*** Data entries

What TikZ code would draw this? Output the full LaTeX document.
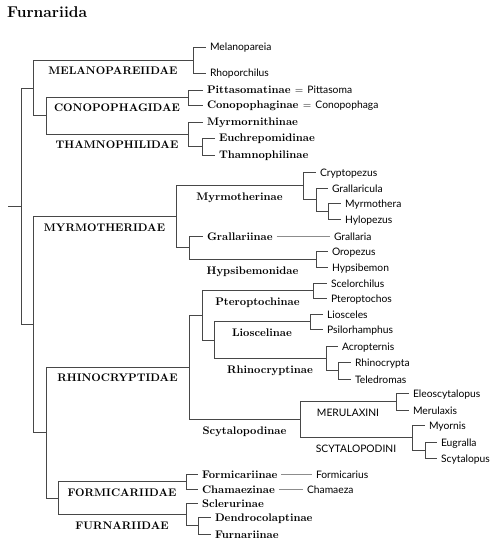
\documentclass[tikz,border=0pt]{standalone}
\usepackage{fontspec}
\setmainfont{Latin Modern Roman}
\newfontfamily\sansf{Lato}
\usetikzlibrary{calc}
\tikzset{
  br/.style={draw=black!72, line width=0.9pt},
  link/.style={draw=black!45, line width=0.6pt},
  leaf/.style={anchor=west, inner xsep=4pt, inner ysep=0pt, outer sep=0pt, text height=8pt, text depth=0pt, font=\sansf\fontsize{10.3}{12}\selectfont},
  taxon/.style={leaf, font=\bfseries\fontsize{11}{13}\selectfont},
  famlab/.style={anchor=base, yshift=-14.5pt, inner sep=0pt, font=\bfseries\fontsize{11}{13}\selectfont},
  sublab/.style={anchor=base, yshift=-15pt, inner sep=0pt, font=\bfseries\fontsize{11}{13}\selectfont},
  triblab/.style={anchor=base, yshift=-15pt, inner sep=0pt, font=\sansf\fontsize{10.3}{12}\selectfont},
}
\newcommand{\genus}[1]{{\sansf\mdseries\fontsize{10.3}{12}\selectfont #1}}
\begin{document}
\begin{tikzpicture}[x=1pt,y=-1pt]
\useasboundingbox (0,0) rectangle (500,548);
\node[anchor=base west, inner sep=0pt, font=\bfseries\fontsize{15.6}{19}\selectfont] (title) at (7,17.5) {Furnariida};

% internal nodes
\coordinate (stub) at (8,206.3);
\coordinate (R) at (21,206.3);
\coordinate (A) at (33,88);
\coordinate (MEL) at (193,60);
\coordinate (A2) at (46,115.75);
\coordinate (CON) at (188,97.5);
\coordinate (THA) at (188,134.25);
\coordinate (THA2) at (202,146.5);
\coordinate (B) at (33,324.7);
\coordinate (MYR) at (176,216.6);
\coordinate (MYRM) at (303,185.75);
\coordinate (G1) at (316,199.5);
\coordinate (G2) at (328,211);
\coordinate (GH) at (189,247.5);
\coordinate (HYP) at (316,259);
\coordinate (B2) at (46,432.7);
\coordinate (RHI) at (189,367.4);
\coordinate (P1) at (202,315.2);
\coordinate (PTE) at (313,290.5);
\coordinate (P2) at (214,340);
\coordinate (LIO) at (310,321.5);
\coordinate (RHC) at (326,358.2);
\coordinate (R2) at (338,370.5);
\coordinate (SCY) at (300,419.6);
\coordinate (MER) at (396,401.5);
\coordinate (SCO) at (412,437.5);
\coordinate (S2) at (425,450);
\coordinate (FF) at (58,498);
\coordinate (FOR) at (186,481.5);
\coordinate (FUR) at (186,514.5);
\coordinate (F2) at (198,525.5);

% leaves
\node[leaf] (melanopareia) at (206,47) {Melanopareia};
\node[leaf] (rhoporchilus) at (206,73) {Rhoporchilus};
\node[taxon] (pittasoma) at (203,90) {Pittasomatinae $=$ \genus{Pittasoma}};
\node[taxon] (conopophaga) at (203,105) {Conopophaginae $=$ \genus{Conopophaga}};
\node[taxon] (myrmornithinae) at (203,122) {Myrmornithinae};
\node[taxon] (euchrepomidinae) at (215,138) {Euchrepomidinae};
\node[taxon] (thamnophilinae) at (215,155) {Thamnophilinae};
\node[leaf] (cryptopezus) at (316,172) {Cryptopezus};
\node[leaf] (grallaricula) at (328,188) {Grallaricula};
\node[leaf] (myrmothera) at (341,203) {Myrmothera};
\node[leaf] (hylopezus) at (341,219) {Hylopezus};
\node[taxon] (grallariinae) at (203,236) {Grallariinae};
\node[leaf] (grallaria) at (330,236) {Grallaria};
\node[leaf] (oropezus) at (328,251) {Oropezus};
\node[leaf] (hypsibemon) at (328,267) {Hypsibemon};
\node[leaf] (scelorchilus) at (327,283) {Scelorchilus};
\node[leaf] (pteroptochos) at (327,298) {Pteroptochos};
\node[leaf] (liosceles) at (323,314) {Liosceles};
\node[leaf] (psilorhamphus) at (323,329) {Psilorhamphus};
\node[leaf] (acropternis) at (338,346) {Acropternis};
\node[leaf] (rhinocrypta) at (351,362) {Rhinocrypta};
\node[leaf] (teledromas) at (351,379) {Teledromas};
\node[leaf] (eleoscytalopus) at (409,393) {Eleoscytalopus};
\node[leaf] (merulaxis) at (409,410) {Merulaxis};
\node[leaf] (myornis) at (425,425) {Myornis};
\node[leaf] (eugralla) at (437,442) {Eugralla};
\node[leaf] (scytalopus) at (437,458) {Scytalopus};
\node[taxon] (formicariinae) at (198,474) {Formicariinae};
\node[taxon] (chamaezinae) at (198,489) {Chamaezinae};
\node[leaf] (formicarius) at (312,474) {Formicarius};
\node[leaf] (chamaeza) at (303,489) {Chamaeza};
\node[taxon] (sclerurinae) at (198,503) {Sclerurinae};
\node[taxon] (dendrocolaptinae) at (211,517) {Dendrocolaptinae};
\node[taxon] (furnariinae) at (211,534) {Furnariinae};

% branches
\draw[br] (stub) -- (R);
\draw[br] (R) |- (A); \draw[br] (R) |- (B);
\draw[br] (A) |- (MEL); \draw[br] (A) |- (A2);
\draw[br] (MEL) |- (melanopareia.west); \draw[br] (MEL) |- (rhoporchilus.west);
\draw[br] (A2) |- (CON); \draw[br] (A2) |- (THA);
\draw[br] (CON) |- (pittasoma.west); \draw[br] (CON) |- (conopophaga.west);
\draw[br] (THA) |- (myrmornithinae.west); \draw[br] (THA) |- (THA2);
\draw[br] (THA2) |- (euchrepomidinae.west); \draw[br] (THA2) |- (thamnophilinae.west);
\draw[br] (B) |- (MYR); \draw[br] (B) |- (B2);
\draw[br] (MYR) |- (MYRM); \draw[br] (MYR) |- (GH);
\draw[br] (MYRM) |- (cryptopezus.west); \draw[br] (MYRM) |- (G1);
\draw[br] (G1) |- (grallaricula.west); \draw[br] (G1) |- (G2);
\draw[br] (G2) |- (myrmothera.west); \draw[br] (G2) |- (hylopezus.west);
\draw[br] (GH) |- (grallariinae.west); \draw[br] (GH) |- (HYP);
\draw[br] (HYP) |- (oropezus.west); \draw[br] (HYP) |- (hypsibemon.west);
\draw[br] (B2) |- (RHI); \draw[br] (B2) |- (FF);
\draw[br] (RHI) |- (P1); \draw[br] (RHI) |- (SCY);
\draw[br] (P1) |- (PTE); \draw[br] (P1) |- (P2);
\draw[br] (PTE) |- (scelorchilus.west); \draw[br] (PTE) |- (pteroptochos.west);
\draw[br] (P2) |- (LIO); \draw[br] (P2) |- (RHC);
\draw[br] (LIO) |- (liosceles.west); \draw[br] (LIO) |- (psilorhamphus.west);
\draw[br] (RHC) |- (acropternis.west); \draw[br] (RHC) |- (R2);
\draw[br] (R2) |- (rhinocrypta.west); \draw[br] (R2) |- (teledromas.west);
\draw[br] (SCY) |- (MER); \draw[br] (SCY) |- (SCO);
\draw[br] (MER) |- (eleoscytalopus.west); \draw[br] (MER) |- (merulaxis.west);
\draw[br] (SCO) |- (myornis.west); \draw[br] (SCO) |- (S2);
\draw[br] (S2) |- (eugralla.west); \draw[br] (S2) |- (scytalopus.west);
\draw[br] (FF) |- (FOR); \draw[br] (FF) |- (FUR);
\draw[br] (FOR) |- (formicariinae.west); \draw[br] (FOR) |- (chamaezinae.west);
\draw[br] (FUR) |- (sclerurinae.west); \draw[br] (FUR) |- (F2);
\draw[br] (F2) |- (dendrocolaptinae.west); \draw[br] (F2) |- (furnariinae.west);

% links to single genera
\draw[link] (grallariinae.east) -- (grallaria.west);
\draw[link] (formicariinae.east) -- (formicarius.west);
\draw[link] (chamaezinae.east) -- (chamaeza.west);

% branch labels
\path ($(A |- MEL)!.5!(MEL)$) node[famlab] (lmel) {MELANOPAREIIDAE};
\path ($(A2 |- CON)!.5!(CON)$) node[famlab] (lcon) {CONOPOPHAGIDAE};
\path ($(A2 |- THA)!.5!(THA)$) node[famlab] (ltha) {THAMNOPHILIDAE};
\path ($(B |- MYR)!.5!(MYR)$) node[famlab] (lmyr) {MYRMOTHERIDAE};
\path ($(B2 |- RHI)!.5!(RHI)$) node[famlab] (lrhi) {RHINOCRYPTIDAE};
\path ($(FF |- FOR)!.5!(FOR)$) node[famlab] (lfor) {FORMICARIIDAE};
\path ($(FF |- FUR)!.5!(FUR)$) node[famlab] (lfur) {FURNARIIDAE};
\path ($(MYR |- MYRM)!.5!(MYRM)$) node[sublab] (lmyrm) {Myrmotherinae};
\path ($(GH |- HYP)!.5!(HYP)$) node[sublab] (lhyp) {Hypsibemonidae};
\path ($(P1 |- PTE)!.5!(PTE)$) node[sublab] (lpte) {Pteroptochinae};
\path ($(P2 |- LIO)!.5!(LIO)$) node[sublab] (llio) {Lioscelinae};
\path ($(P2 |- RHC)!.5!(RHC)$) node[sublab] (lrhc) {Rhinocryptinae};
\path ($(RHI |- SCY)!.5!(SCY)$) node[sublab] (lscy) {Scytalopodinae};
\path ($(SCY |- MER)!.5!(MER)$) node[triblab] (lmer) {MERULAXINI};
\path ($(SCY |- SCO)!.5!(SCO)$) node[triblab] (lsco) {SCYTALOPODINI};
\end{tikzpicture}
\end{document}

******
*** Data entries

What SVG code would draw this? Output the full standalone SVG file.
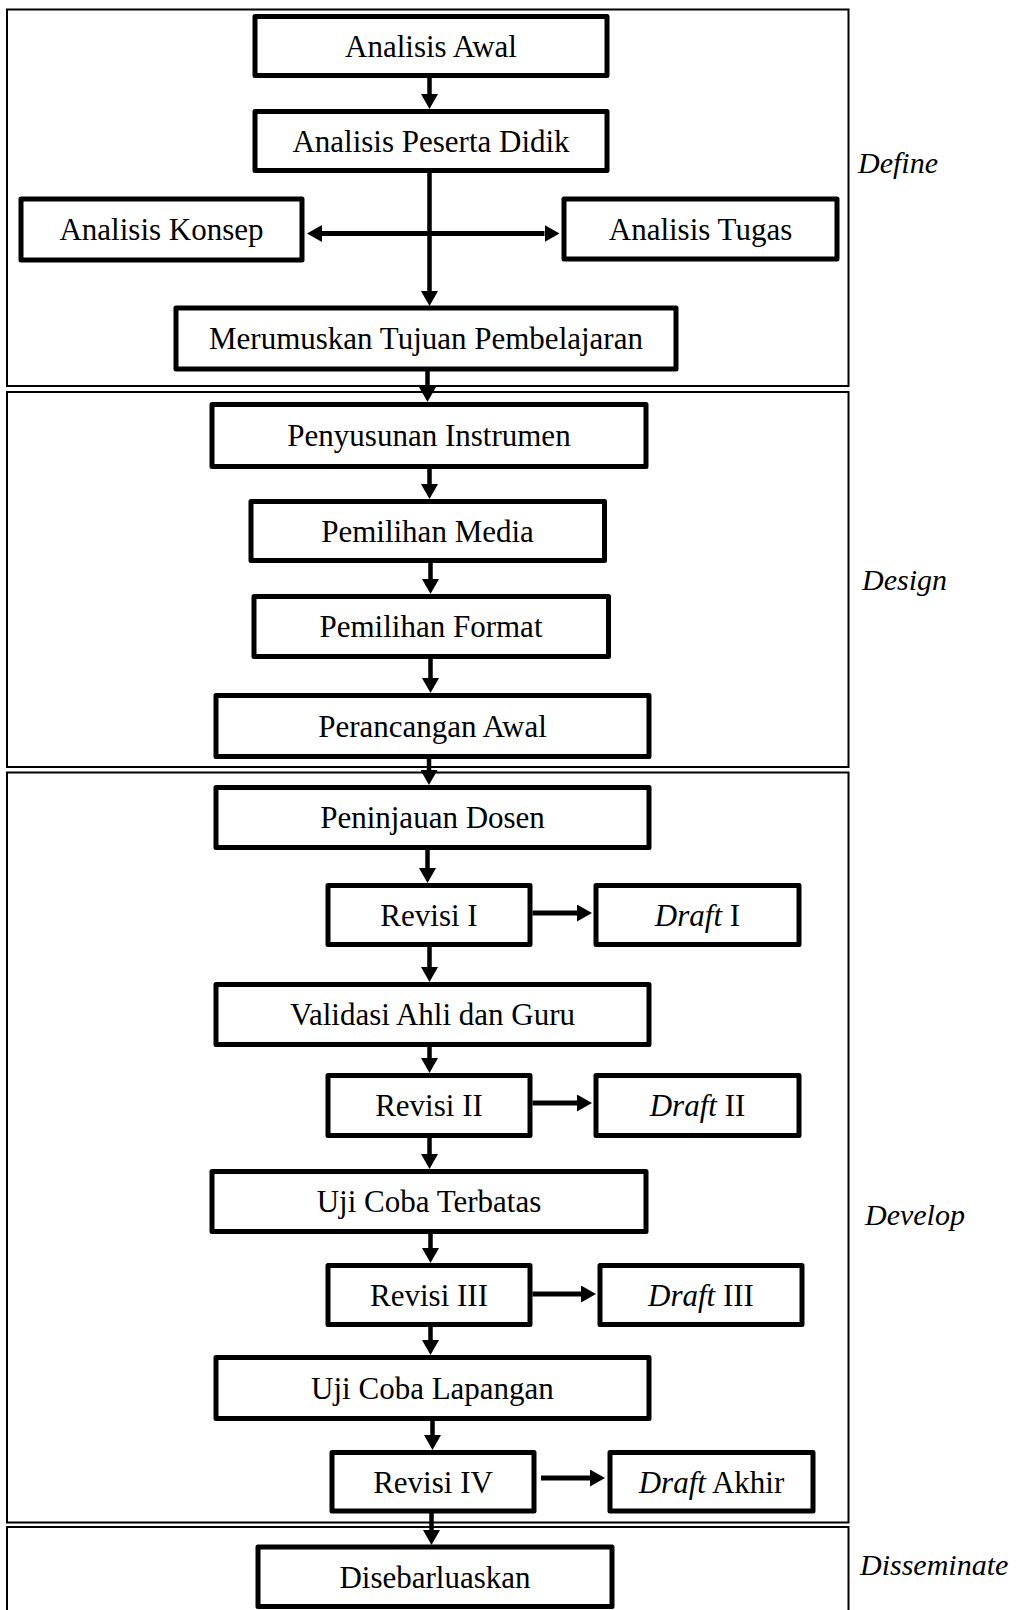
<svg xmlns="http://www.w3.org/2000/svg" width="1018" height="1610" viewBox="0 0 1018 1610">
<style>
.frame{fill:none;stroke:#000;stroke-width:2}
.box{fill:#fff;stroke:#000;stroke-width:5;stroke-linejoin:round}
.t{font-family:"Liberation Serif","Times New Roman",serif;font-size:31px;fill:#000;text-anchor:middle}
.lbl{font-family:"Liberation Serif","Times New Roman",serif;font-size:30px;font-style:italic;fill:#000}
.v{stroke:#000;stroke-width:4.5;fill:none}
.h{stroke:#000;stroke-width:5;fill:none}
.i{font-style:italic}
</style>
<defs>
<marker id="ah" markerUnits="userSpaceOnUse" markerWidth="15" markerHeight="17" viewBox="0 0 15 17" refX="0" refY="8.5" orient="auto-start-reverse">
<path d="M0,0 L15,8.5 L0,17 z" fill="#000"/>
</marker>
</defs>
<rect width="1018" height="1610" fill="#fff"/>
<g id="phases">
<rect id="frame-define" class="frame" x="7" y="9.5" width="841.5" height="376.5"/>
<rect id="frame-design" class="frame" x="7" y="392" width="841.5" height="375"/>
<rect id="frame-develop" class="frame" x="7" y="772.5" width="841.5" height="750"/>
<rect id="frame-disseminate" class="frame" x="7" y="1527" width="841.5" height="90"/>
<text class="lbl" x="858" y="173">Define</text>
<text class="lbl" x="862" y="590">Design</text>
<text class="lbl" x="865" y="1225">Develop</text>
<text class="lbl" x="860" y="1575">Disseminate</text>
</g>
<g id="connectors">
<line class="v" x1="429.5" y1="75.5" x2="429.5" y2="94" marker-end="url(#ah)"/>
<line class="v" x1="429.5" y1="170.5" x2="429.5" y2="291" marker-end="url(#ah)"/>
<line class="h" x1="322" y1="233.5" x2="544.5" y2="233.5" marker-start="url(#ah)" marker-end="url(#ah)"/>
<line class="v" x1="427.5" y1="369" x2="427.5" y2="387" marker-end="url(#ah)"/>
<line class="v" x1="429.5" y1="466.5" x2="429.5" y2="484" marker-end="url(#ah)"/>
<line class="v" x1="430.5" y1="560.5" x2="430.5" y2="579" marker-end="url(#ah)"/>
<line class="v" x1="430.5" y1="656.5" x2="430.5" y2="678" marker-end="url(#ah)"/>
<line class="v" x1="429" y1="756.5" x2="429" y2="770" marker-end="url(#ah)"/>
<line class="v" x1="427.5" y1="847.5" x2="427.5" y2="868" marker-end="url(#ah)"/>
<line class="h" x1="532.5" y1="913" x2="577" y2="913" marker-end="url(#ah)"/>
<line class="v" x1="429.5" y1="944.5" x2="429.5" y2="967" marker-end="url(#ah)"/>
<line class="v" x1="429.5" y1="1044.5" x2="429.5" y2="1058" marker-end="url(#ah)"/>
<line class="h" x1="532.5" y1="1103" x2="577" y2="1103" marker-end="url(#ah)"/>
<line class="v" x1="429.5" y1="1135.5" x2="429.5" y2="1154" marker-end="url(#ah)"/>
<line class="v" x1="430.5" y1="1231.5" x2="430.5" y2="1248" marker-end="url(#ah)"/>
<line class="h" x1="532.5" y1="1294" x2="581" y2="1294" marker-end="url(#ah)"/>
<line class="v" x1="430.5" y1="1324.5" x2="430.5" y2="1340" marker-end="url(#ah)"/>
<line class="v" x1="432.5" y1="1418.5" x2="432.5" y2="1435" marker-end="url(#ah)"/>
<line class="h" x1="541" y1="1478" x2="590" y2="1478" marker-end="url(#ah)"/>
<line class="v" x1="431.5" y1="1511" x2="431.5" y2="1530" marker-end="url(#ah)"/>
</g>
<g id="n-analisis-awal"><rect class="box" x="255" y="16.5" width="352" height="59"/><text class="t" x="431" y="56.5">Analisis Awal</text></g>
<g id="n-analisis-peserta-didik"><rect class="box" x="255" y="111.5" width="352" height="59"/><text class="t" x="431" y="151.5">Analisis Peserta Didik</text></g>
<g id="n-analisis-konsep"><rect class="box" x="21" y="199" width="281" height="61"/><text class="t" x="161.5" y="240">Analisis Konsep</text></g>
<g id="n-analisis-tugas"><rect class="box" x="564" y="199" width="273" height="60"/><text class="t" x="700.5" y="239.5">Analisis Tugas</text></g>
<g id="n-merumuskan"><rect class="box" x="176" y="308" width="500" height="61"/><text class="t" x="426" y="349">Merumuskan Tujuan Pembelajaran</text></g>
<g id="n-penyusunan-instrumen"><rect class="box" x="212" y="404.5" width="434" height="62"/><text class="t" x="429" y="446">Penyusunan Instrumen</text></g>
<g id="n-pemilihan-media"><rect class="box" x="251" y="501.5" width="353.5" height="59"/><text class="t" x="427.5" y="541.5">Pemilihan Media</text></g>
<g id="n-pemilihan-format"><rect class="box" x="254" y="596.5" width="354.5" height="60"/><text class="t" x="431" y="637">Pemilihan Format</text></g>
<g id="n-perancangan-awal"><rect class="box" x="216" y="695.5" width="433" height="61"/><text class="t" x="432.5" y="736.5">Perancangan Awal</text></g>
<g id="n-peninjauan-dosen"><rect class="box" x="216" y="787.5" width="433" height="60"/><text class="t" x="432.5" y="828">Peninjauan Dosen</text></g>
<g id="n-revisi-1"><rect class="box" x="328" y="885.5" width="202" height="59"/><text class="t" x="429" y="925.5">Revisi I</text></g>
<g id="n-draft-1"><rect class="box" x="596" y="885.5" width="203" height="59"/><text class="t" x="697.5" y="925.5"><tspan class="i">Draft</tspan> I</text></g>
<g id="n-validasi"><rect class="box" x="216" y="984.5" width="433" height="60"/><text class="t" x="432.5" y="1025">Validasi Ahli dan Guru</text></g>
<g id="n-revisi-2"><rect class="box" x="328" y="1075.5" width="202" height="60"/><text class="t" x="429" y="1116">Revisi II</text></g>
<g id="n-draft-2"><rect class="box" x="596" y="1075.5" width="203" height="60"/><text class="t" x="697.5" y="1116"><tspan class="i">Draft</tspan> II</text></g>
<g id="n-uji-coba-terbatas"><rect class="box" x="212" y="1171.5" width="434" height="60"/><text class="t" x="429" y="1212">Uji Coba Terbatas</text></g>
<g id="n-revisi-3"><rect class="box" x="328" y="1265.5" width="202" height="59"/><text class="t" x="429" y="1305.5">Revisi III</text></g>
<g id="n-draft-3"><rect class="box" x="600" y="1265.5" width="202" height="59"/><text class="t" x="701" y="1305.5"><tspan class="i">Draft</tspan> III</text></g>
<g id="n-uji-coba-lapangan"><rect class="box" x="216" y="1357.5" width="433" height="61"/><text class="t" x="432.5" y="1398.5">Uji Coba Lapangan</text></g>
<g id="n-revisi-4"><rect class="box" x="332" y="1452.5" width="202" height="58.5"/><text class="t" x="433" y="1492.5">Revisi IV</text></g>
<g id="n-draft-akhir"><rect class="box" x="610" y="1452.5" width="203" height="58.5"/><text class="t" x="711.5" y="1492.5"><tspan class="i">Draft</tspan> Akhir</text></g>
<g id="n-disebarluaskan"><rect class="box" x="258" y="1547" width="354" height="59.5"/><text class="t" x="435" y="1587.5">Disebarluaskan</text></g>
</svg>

******
*** Data entries

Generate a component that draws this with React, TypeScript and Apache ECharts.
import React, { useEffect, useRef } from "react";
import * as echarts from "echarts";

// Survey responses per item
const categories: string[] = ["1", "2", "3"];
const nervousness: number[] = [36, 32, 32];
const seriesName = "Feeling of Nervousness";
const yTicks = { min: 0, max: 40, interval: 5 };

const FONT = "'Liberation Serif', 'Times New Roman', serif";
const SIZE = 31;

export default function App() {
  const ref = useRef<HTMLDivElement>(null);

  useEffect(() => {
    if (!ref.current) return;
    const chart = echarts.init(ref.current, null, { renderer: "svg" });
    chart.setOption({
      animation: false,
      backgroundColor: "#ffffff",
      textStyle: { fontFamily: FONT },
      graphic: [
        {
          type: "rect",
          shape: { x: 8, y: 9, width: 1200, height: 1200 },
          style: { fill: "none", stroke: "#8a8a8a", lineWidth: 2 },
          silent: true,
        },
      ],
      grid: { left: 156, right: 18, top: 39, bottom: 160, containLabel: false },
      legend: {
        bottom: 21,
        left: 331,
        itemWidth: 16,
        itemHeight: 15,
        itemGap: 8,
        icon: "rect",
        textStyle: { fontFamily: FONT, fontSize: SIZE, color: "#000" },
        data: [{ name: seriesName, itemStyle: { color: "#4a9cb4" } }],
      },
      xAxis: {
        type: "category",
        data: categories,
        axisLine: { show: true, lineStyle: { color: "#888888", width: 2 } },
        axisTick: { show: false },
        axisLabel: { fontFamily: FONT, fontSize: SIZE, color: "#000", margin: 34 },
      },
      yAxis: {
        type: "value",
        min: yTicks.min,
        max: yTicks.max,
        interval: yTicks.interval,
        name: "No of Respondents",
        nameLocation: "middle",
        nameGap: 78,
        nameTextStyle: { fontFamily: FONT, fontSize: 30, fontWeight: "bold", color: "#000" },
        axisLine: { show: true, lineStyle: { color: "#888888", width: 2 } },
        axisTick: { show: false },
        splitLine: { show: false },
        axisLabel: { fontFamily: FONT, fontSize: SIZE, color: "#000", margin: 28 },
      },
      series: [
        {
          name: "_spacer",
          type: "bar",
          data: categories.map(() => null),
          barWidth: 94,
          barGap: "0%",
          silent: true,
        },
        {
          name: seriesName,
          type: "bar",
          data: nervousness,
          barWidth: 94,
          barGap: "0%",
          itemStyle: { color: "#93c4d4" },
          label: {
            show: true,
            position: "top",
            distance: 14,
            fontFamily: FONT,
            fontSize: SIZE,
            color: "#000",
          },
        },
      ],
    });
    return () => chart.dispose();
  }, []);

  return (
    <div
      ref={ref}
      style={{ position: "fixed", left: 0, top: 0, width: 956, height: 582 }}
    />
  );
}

******

What is asked
Your answer should be one number: how many lines of the listing include the word "standalone".

Correct result
2